The Coding Dojo partnered up with the Prison Scholar Fund to create a unique opportunity to train people typically overlooked in the ever-evolving job market.

"I started [the Prison Scholar Fund] back in 2006 when I was currently incarcerated," CEO and co-founder Dirk van Velzen told the Black Information Network in an interview.

The nonprofit's leader explained that he founded the organization in response to access to the Pell Grant being taken away from incarcerated people back in 1994.

"Luckily I had a dad, and he believed in me, and he had a checkbook and he paid for my tuition," van Velzen said. While going to school behind bars, he and his dad were inspired to provide the same access to others.

"There's almost zero opportunity for prisoner education programs," the CEO said. Surprise funding came in 2006 that officially launched The Fund, and through its efforts, PSF got 110 people's educations financed before his own release in 2015.

"I was lucky that I had this opportunity," van Velzen said. "And when you look around you, all your brothers and your sisters in the other prisons, they're just like you. They're just people ..... And either they get out of prison with new skills or they get out of prison with the same skills they came in with."

In the US, 45% of formerly incarcerated people remain unemployed one year after their release. And 68% of all released individuals are rearrested within three years of their release.

A wide body of research has linked education's ability to lowering recidivism rates and even reducing crime. On prison education programs, scholars say the evidence is clear: the higher the degree, the lower the recidivism.

The Northwestern Prison Education Program examined data from 404,638 incarcerated people across 30 states. Of those who obtained an Associates degree, 14% were rearrested, formerly incarcerated people who earned Bachelor's degrees saw a 5.6% recidivism rate, and those who earned Master's degrees had a recidivism rate of 0%.

That one study is a part of the reason why partnerships like the one between the Coding Dojo and Prison Scholar Fund exist.

The Black Information Network also caught up with Coding Dojo CEO Richard Wang to get more details on the collaboration.

"Our mission is about transforming lives through digital literacy," Wang shared of the global education technology company, later adding that while "talent is equally distributed, opportunity is not."

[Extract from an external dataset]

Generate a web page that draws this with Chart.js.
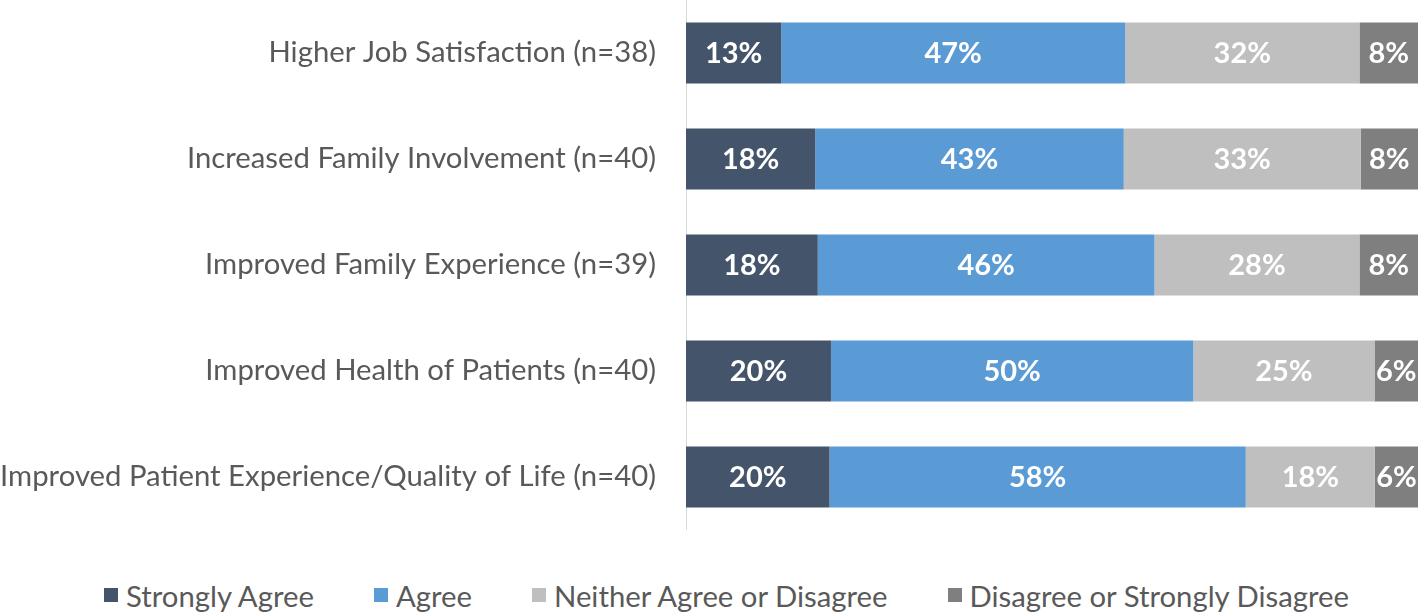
<!DOCTYPE html>
<html lang="en">
<head>
  <meta charset="UTF-8" />
  <title>Perceived Benefits</title>
  <script src="https://cdn.jsdelivr.net/npm/chart.js"></script>
  <style>
    body {
      margin: 0;
      background: #ffffff;
      font-family: 'Lato', sans-serif;
    }

    #wrap {
      position: relative;
      width: 1418px;
      height: 530px;
    }

    #legend {
      position: absolute;
      left: 104px;
      top: 578px;
      height: 34px;
      display: flex;
      align-items: center;
      gap: 60px;
      color: #595959;
      font-size: 29.3px;
      white-space: nowrap;
    }

    .item {
      display: flex;
      align-items: center;
      gap: 8px;
    }

    .swatch {
      width: 14px;
      height: 14px;
    }
  </style>
</head>
<body>
  <div id="wrap"><canvas id="chart"></canvas></div>
  <div id="legend"></div>

  <script>
    const categories = [
      'Higher Job Satisfaction (n=38)',
      'Increased Family Involvement (n=40)',
      'Improved Family Experience (n=39)',
      'Improved Health of Patients (n=40)',
      'Improved Patient Experience/Quality of Life (n=40)'
    ];
    const seriesNames = ['Strongly Agree', 'Agree', 'Neither Agree or Disagree', 'Disagree or Strongly Disagree'];
    const colors = ['#44546A', '#5B9BD5', '#BFBFBF', '#7F7F7F'];

    // percentages as printed on the bars
    const stronglyAgree = [13, 18, 18, 20, 20];
    const agree = [47, 43, 46, 50, 58];
    const neither = [32, 33, 28, 25, 18];
    const disagree = [8, 8, 8, 6, 6];

    const raw = [stronglyAgree, agree, neither, disagree];

    // 100% stacked: each row is scaled to its own total
    const totals = categories.map((_, i) => raw.reduce((s, arr) => s + arr[i], 0));

    const barLabels = {
      id: 'barLabels',
      afterDatasetsDraw(chart) {
        const ctx = chart.ctx;
        ctx.save();
        ctx.font = 'bold 29px Lato, sans-serif';
        ctx.fillStyle = '#ffffff';
        ctx.textAlign = 'center';
        ctx.textBaseline = 'middle';
        chart.data.datasets.forEach((ds, di) => {
          chart.getDatasetMeta(di).data.forEach((bar, i) => {
            const p = bar.getProps(['x', 'y', 'base'], true);
            ctx.fillText(ds.rawValues[i] + '%', (p.x + p.base) / 2, p.y + 1);
          });
        });
        ctx.restore();
      }
    };

    const ctx = document.getElementById('chart').getContext('2d');
    const chart = new Chart(ctx, {
      type: 'bar',
      data: {
        labels: categories,
        datasets: raw.map((arr, k) => ({
          label: seriesNames[k],
          data: arr.map((v, i) => v / totals[i] * 100),
          rawValues: arr,
          backgroundColor: colors[k],
          borderWidth: 0,
          barPercentage: 0.575,
          categoryPercentage: 1
        }))
      },
      options: {
        indexAxis: 'y',
        responsive: true,
        maintainAspectRatio: false,
        animation: false,
        layout: { padding: 0 },
        plugins: {
          legend: { display: false },
          tooltip: { enabled: false }
        },
        scales: {
          x: {
            stacked: true,
            min: 0,
            max: 100,
            display: false
          },
          y: {
            stacked: true,
            grid: { display: false },
            border: { display: true, color: '#D9D9D9', width: 1 },
            ticks: {
              color: '#595959',
              font: { family: 'Lato', size: 29.3 },
              padding: 22
            },
            afterFit(scale) {
              scale.width = 686;
              scale.paddingTop = 0;
              scale.paddingBottom = 0;
            }
          }
        }
      },
      plugins: [barLabels]
    });

    const legend = document.getElementById('legend');
    seriesNames.forEach((name, k) => {
      const item = document.createElement('div');
      item.className = 'item';
      item.innerHTML = '<span class="swatch" style="background:' + colors[k] + '"></span><span>' + name + '</span>';
      legend.appendChild(item);
    });
  </script>
</body>
</html>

The Coding Dojo was founded in 2013 and focuses on a range of tech aspects from data science, cyber security, to web development and more, all in the name of getting people with no digital literacy backgrounds tech jobs.

The organization is no stranger to giving back and saw the collaboration with the Prison Scholar Fund as a way to assist formerly incarcerated people amid the pandemic, as tech jobs and skills become more coveted.

People in the program will get a 14-week intensive coding bootcamp –– with no prior coding knowledge required. Students are given necessary hardware and will receive a living stipend while they train.

And it doesn't stop there. After graduation, students will be able to apply the Microsoft LEAP apprenticeship for 16-weeks of on-the-job training.